Director of the National Intelligence Centre (CNI) Paz Esteban speaks during a conference in 2019. (YouTube Screenshot)
Director of the National Intelligence Centre (CNI) Paz Esteban speaks during a conference in 2019. (YouTube Screenshot)

Spain’s government on Tuesday sacked Paz Esteban, the country’s top spymaster, in the wake of the hacking of the mobile phones of Prime Minister Pedro Sanchez and Catalan separatist leaders, Spanish media reported.

Contacted by AFP, the prime minister’s office refused to confirm the reports in the online edition of daily newspaper El Pais and other media.
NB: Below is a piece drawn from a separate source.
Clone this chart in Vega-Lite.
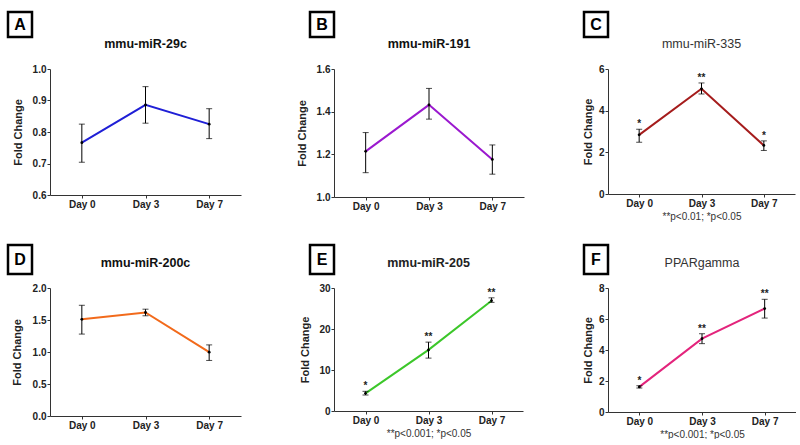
{
  "$schema": "https://vega.github.io/schema/vega-lite/v6.json",
  "background": "white",
  "padding": {"left": 5, "top": 9, "right": 0, "bottom": 0},
  "datasets": {
    "A": [{"day":"Day 0","mean":0.766,"lo":0.704,"hi":0.825},{"day":"Day 3","mean":0.886,"lo":0.828,"hi":0.944},{"day":"Day 7","mean":0.825,"lo":0.779,"hi":0.874}],
    "B": [{"day":"Day 0","mean":1.214,"lo":1.114,"hi":1.302},{"day":"Day 3","mean":1.432,"lo":1.365,"hi":1.509},{"day":"Day 7","mean":1.176,"lo":1.107,"hi":1.244}],
    "C": [{"day":"Day 0","mean":2.84,"lo":2.49,"hi":3.11,"sig":"*"},{"day":"Day 3","mean":5.05,"lo":4.8,"hi":5.33,"sig":"**"},{"day":"Day 7","mean":2.33,"lo":2.09,"hi":2.55,"sig":"*"}],
    "D": [{"day":"Day 0","mean":1.51,"lo":1.28,"hi":1.73},{"day":"Day 3","mean":1.617,"lo":1.566,"hi":1.669},{"day":"Day 7","mean":0.997,"lo":0.868,"hi":1.111}],
    "E": [{"day":"Day 0","mean":4.3,"lo":3.9,"hi":4.8,"sig":"*"},{"day":"Day 3","mean":14.9,"lo":12.9,"hi":16.8,"sig":"**"},{"day":"Day 7","mean":26.9,"lo":26.5,"hi":27.6,"sig":"**"}],
    "F": [{"day":"Day 0","mean":1.62,"lo":1.55,"hi":1.7,"sig":"*"},{"day":"Day 3","mean":4.73,"lo":4.41,"hi":5.05,"sig":"**"},{"day":"Day 7","mean":6.67,"lo":6.06,"hi":7.27,"sig":"**"}]
  },
  "columns": 6,
  "align": "each",
  "bounds": "flush",
  "spacing": 0,
  "concat": [
    {"width": 24, "height": 25, "view": {"stroke": "black", "strokeWidth": 2.5}, "data": {"values": [{"label": "A"}]}, "mark": {"type": "text", "fontSize": 16, "fontWeight": "bold", "color": "black"}, "encoding": {"text": {"field": "label"}}},
    {"width": 260, "height": 57, "data": {"values": [{}]}, "mark": {"type": "point", "opacity": 0}, "encoding": {}},
    {"width": 24, "height": 25, "view": {"stroke": "black", "strokeWidth": 2.5}, "data": {"values": [{"label": "B"}]}, "mark": {"type": "text", "fontSize": 16, "fontWeight": "bold", "color": "black"}, "encoding": {"text": {"field": "label"}}},
    {"width": 250, "height": 1, "data": {"values": [{}]}, "mark": {"type": "point", "opacity": 0}, "encoding": {}},
    {"width": 24, "height": 25, "view": {"stroke": "black", "strokeWidth": 2.5}, "data": {"values": [{"label": "C"}]}, "mark": {"type": "text", "fontSize": 16, "fontWeight": "bold", "color": "black"}, "encoding": {"text": {"field": "label"}}},
    {"width": 1, "height": 1, "data": {"values": [{}]}, "mark": {"type": "point", "opacity": 0}, "encoding": {}},

    {"width": 42, "height": 176, "data": {"values": [{}]}, "mark": {"type": "point", "opacity": 0}, "encoding": {}},
    {
      "width": 191, "height": 126,
      "title": {"text": "mmu-miR-29c", "fontWeight": "bold", "color": "#111"},
      "data": {"name": "A"},
      "encoding": {"x": {"field": "day", "type": "ordinal", "scale": {"type": "point", "padding": 0.5}, "axis": {"labelAngle": 0, "title": null}}},
      "layer": [
        {"mark": {"type": "line", "color": "#1f1fd6", "strokeWidth": 2}, "encoding": {"y": {"field": "mean", "type": "quantitative", "title": "Fold Change", "scale": {"domain": [0.6, 1.0], "nice": false, "zero": false}, "axis": {"values": [0.6, 0.7, 0.8, 0.9, 1.0], "format": ".1f", "titlePadding": 9}}}},
        {"mark": {"type": "errorbar", "ticks": true, "size": 6, "thickness": 1, "color": "black"}, "encoding": {"y": {"field": "lo", "type": "quantitative", "title": "Fold Change", "axis": {"values": [0.6, 0.7, 0.8, 0.9, 1.0], "format": ".1f", "titlePadding": 9}}, "y2": {"field": "hi"}}},
        {"mark": {"type": "point", "filled": true, "color": "black", "size": 8, "opacity": 1}, "encoding": {"y": {"field": "mean", "type": "quantitative", "title": "Fold Change", "axis": {"values": [0.6, 0.7, 0.8, 0.9, 1.0], "format": ".1f", "titlePadding": 9}}}}
      ]
    },
    {"width": 1, "height": 1, "data": {"values": [{}]}, "mark": {"type": "point", "opacity": 0}, "encoding": {}},
    {
      "width": 190, "height": 128,
      "title": {"text": "mmu-miR-191", "fontWeight": "bold", "color": "#111"},
      "data": {"name": "B"},
      "encoding": {"x": {"field": "day", "type": "ordinal", "scale": {"type": "point", "padding": 0.5}, "axis": {"labelAngle": 0, "title": null}}},
      "layer": [
        {"mark": {"type": "line", "color": "#9b19cf", "strokeWidth": 2}, "encoding": {"y": {"field": "mean", "type": "quantitative", "title": "Fold Change", "scale": {"domain": [1.0, 1.6], "nice": false, "zero": false}, "axis": {"values": [1.0, 1.2, 1.4, 1.6], "format": ".1f", "titlePadding": 9}}}},
        {"mark": {"type": "errorbar", "ticks": true, "size": 6, "thickness": 1, "color": "black"}, "encoding": {"y": {"field": "lo", "type": "quantitative", "title": "Fold Change", "axis": {"values": [1.0, 1.2, 1.4, 1.6], "format": ".1f", "titlePadding": 9}}, "y2": {"field": "hi"}}},
        {"mark": {"type": "point", "filled": true, "color": "black", "size": 8, "opacity": 1}, "encoding": {"y": {"field": "mean", "type": "quantitative", "title": "Fold Change", "axis": {"values": [1.0, 1.2, 1.4, 1.6], "format": ".1f", "titlePadding": 9}}}}
      ]
    },
    {"width": 1, "height": 1, "data": {"values": [{}]}, "mark": {"type": "point", "opacity": 0}, "encoding": {}},
    {
      "width": 187, "height": 125,
      "title": {"text": "mmu-miR-335", "fontWeight": "normal", "color": "#333"},
      "data": {"name": "C"},
      "encoding": {"x": {"field": "day", "type": "ordinal", "scale": {"type": "point", "padding": 0.5}, "axis": {"labelAngle": 0, "title": "**p<0.01; *p<0.05", "titleFontSize": 10, "titleFontWeight": "normal", "titleColor": "#333", "titlePadding": 3}}},
      "layer": [
        {"mark": {"type": "line", "color": "#a51c1c", "strokeWidth": 2}, "encoding": {"y": {"field": "mean", "type": "quantitative", "title": "Fold Change", "scale": {"domain": [0, 6], "nice": false}, "axis": {"values": [0, 2, 4, 6], "titlePadding": 5}}}},
        {"mark": {"type": "errorbar", "ticks": true, "size": 6, "thickness": 1, "color": "black"}, "encoding": {"y": {"field": "lo", "type": "quantitative", "title": "Fold Change", "axis": {"values": [0, 2, 4, 6], "titlePadding": 5}}, "y2": {"field": "hi"}}},
        {"mark": {"type": "point", "filled": true, "color": "black", "size": 8, "opacity": 1}, "encoding": {"y": {"field": "mean", "type": "quantitative", "title": "Fold Change", "axis": {"values": [0, 2, 4, 6], "titlePadding": 5}}}},
        {"mark": {"type": "text", "baseline": "alphabetic", "dy": -2, "fontSize": 10, "fontWeight": "bold", "color": "#222"}, "encoding": {"y": {"field": "hi", "type": "quantitative", "title": "Fold Change", "axis": {"values": [0, 2, 4, 6], "titlePadding": 5}}, "text": {"field": "sig"}}}
      ]
    },

    {"width": 24, "height": 29, "view": {"stroke": "black", "strokeWidth": 2.5}, "data": {"values": [{"label": "D"}]}, "mark": {"type": "text", "fontSize": 16, "fontWeight": "bold", "color": "black"}, "encoding": {"text": {"field": "label"}}},
    {"width": 1, "height": 43, "data": {"values": [{}]}, "mark": {"type": "point", "opacity": 0}, "encoding": {}},
    {"width": 24, "height": 29, "view": {"stroke": "black", "strokeWidth": 2.5}, "data": {"values": [{"label": "E"}]}, "mark": {"type": "text", "fontSize": 16, "fontWeight": "bold", "color": "black"}, "encoding": {"text": {"field": "label"}}},
    {"width": 1, "height": 1, "data": {"values": [{}]}, "mark": {"type": "point", "opacity": 0}, "encoding": {}},
    {"width": 24, "height": 29, "view": {"stroke": "black", "strokeWidth": 2.5}, "data": {"values": [{"label": "F"}]}, "mark": {"type": "text", "fontSize": 16, "fontWeight": "bold", "color": "black"}, "encoding": {"text": {"field": "label"}}},
    {"width": 1, "height": 1, "data": {"values": [{}]}, "mark": {"type": "point", "opacity": 0}, "encoding": {}},

    {"width": 1, "height": 1, "data": {"values": [{}]}, "mark": {"type": "point", "opacity": 0}, "encoding": {}},
    {
      "width": 191, "height": 128,
      "title": {"text": "mmu-miR-200c", "fontWeight": "bold", "color": "#111"},
      "data": {"name": "D"},
      "encoding": {"x": {"field": "day", "type": "ordinal", "scale": {"type": "point", "padding": 0.5}, "axis": {"labelAngle": 0, "title": null}}},
      "layer": [
        {"mark": {"type": "line", "color": "#f26a1b", "strokeWidth": 2}, "encoding": {"y": {"field": "mean", "type": "quantitative", "title": "Fold Change", "scale": {"domain": [0, 2], "nice": false}, "axis": {"values": [0, 0.5, 1.0, 1.5, 2.0], "format": ".1f", "titlePadding": 10}}}},
        {"mark": {"type": "errorbar", "ticks": true, "size": 6, "thickness": 1, "color": "black"}, "encoding": {"y": {"field": "lo", "type": "quantitative", "title": "Fold Change", "axis": {"values": [0, 0.5, 1.0, 1.5, 2.0], "format": ".1f", "titlePadding": 10}}, "y2": {"field": "hi"}}},
        {"mark": {"type": "point", "filled": true, "color": "black", "size": 8, "opacity": 1}, "encoding": {"y": {"field": "mean", "type": "quantitative", "title": "Fold Change", "axis": {"values": [0, 0.5, 1.0, 1.5, 2.0], "format": ".1f", "titlePadding": 10}}}}
      ]
    },
    {"width": 1, "height": 1, "data": {"values": [{}]}, "mark": {"type": "point", "opacity": 0}, "encoding": {}},
    {
      "width": 189, "height": 123,
      "title": {"text": "mmu-miR-205", "fontWeight": "bold", "color": "#222"},
      "data": {"name": "E"},
      "encoding": {"x": {"field": "day", "type": "ordinal", "scale": {"type": "point", "padding": 0.5}, "axis": {"labelAngle": 0, "title": "**p<0.001; *p<0.05", "titleFontSize": 10, "titleFontWeight": "normal", "titleColor": "#333", "titlePadding": 3}}},
      "layer": [
        {"mark": {"type": "line", "color": "#3cc72a", "strokeWidth": 2}, "encoding": {"y": {"field": "mean", "type": "quantitative", "title": "Fold Change", "scale": {"domain": [0, 30], "nice": false}, "axis": {"values": [0, 10, 20, 30], "titlePadding": 8}}}},
        {"mark": {"type": "errorbar", "ticks": true, "size": 6, "thickness": 1, "color": "black"}, "encoding": {"y": {"field": "lo", "type": "quantitative", "title": "Fold Change", "axis": {"values": [0, 10, 20, 30], "titlePadding": 8}}, "y2": {"field": "hi"}}},
        {"mark": {"type": "point", "filled": true, "color": "black", "size": 8, "opacity": 1}, "encoding": {"y": {"field": "mean", "type": "quantitative", "title": "Fold Change", "axis": {"values": [0, 10, 20, 30], "titlePadding": 8}}}},
        {"mark": {"type": "text", "baseline": "alphabetic", "dy": -2, "fontSize": 10, "fontWeight": "bold", "color": "#222"}, "encoding": {"y": {"field": "hi", "type": "quantitative", "title": "Fold Change", "axis": {"values": [0, 10, 20, 30], "titlePadding": 8}}, "text": {"field": "sig"}}}
      ]
    },
    {"width": 1, "height": 1, "data": {"values": [{}]}, "mark": {"type": "point", "opacity": 0}, "encoding": {}},
    {
      "width": 188, "height": 124,
      "title": {"text": "PPARgamma", "fontWeight": "normal", "color": "#333"},
      "data": {"name": "F"},
      "encoding": {"x": {"field": "day", "type": "ordinal", "scale": {"type": "point", "padding": 0.5}, "axis": {"labelAngle": 0, "title": "**p<0.001; *p<0.05", "titleFontSize": 10, "titleFontWeight": "normal", "titleColor": "#333", "titlePadding": 3}}},
      "layer": [
        {"mark": {"type": "line", "color": "#e3247c", "strokeWidth": 2}, "encoding": {"y": {"field": "mean", "type": "quantitative", "title": "Fold Change", "scale": {"domain": [0, 8], "nice": false}, "axis": {"values": [0, 2, 4, 6, 8], "titlePadding": 5}}}},
        {"mark": {"type": "errorbar", "ticks": true, "size": 6, "thickness": 1, "color": "black"}, "encoding": {"y": {"field": "lo", "type": "quantitative", "title": "Fold Change", "axis": {"values": [0, 2, 4, 6, 8], "titlePadding": 5}}, "y2": {"field": "hi"}}},
        {"mark": {"type": "point", "filled": true, "color": "black", "size": 8, "opacity": 1}, "encoding": {"y": {"field": "mean", "type": "quantitative", "title": "Fold Change", "axis": {"values": [0, 2, 4, 6, 8], "titlePadding": 5}}}},
        {"mark": {"type": "text", "baseline": "alphabetic", "dy": -2, "fontSize": 10, "fontWeight": "bold", "color": "#222"}, "encoding": {"y": {"field": "hi", "type": "quantitative", "title": "Fold Change", "axis": {"values": [0, 2, 4, 6, 8], "titlePadding": 5}}, "text": {"field": "sig"}}}
      ]
    }
  ],
  "config": {
    "font": "Liberation Sans",
    "view": {"stroke": null},
    "axis": {"grid": false, "labelOverlap": false, "domainColor": "#333", "tickColor": "#333", "labelColor": "#222", "labelFontWeight": "bold", "labelFontSize": 10, "tickSize": 3, "labelPadding": 1, "titleFontSize": 11, "titleFontWeight": "bold", "titleColor": "#222"},
    "title": {"fontSize": 12.5, "anchor": "middle", "offset": 14}
  }
}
Defense Minister Margarita Robles, whose ministry overseas Spain’s CNI intelligence agency, is due to take part later on Tuesday in a press conference following a weekly cabinet meeting, the government said.

Esteban, the first woman to head Spain’s CNI intelligence agency, appeared before a parliamentary committee for questioning last week over the phone hacking scandal.

She confirmed that Catalan separatists had been spied on by the CNI but always with court approval, several participants at the meeting told Spanish media at the time.

Government sources, cited by the media, said the government had not been informed of the spying.

Spain’s Defense Minister Margarita Robles talks to journalists after an EU Foreign and Defense Ministers meeting at the European Council headquarters in Brussels in 2019. (Francisco Seco/AP)

The scandal broke in April when Canadian cybersecurity watchdog Citizen Lab said the phones of over 60 people linked to the Catalan separatist movement had been tapped using Pegasus spyware after a failed independence bid in 2017.

It deepened after the government announced on May 2 that the phones of Sanchez and Robles were hacked by the same spyware, made by Israel’s NSO Group, in May and June 2021.

The affair has sparked a crisis between Sanchez’s minority government and Catalan separatist party ERC. Sanchez’s fragile coalition relies on the ERC to pass legislation in parliament.

NSO Group’s Pegasus software is known for silently infiltrating mobile phones to extract data or activate a camera or microphone to spy on their owners.

NSO Group has claimed the software is only sold to government agencies to target criminals and terrorists, with the green light of Israeli authorities.